* Task to carry out
The records below hold a stretch from the line with "What matplotlib code" through the line with "text_color = '#333333'"; return exactly those lines, ends included, and nothing more.

* Extracted entries
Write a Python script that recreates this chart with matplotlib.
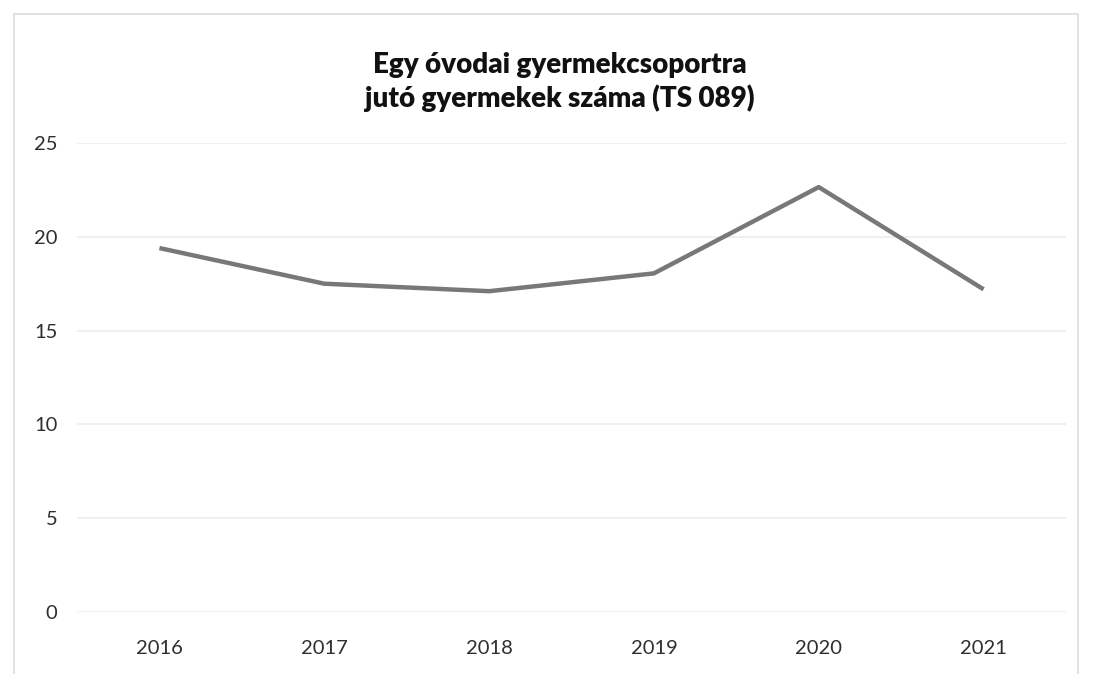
--
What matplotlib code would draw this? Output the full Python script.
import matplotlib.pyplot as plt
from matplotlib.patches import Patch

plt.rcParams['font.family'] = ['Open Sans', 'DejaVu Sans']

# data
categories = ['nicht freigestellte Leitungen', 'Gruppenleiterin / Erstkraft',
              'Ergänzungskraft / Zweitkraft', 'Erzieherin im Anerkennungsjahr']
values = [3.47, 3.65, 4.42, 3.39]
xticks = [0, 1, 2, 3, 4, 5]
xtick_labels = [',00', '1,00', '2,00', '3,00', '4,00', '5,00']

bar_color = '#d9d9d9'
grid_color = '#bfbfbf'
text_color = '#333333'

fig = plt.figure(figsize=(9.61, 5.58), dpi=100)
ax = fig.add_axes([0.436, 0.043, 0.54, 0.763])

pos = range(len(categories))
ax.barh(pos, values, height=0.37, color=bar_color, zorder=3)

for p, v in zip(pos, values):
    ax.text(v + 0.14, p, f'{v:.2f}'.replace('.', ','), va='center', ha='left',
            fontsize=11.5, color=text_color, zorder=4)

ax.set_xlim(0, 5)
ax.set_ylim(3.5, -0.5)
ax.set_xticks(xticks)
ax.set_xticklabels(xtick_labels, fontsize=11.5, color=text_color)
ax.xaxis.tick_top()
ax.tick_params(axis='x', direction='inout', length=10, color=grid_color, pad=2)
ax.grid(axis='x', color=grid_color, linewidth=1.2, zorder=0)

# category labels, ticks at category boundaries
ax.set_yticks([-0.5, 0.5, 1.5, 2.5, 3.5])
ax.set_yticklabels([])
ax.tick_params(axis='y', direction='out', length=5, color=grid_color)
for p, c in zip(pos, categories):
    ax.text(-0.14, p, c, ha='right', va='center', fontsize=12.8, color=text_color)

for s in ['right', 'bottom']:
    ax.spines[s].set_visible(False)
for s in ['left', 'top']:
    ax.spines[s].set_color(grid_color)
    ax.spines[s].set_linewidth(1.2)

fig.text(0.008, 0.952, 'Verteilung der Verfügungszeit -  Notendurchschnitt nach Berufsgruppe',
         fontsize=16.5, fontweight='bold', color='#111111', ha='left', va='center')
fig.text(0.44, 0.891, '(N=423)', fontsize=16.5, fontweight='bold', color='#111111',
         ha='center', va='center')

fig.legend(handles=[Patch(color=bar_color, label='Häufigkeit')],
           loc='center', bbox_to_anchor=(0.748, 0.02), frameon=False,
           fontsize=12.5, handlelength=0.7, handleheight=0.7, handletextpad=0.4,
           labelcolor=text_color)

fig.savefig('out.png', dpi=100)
...
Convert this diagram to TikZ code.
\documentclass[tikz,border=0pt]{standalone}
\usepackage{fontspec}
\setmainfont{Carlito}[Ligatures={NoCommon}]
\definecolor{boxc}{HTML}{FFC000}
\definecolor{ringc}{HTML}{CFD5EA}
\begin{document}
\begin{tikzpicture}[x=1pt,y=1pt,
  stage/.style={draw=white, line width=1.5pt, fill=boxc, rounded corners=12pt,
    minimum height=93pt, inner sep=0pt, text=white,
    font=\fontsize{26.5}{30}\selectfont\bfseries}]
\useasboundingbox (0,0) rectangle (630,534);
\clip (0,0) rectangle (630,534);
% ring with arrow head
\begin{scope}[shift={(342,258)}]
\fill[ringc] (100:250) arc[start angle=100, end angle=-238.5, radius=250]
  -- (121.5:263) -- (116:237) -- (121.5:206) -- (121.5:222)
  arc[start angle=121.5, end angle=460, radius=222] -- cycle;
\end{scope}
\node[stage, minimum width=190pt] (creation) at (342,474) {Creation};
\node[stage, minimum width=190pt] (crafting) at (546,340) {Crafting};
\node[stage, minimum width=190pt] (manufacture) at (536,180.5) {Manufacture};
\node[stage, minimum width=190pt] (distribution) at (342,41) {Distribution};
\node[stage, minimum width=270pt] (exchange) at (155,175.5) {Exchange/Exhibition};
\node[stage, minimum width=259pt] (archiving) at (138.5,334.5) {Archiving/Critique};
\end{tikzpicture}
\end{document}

* The response
What matplotlib code would draw this? Output the full Python script.
import matplotlib.pyplot as plt
from matplotlib.patches import Patch

plt.rcParams['font.family'] = ['Open Sans', 'DejaVu Sans']

# data
categories = ['nicht freigestellte Leitungen', 'Gruppenleiterin / Erstkraft',
              'Ergänzungskraft / Zweitkraft', 'Erzieherin im Anerkennungsjahr']
values = [3.47, 3.65, 4.42, 3.39]
xticks = [0, 1, 2, 3, 4, 5]
xtick_labels = [',00', '1,00', '2,00', '3,00', '4,00', '5,00']

bar_color = '#d9d9d9'
grid_color = '#bfbfbf'
text_color = '#333333'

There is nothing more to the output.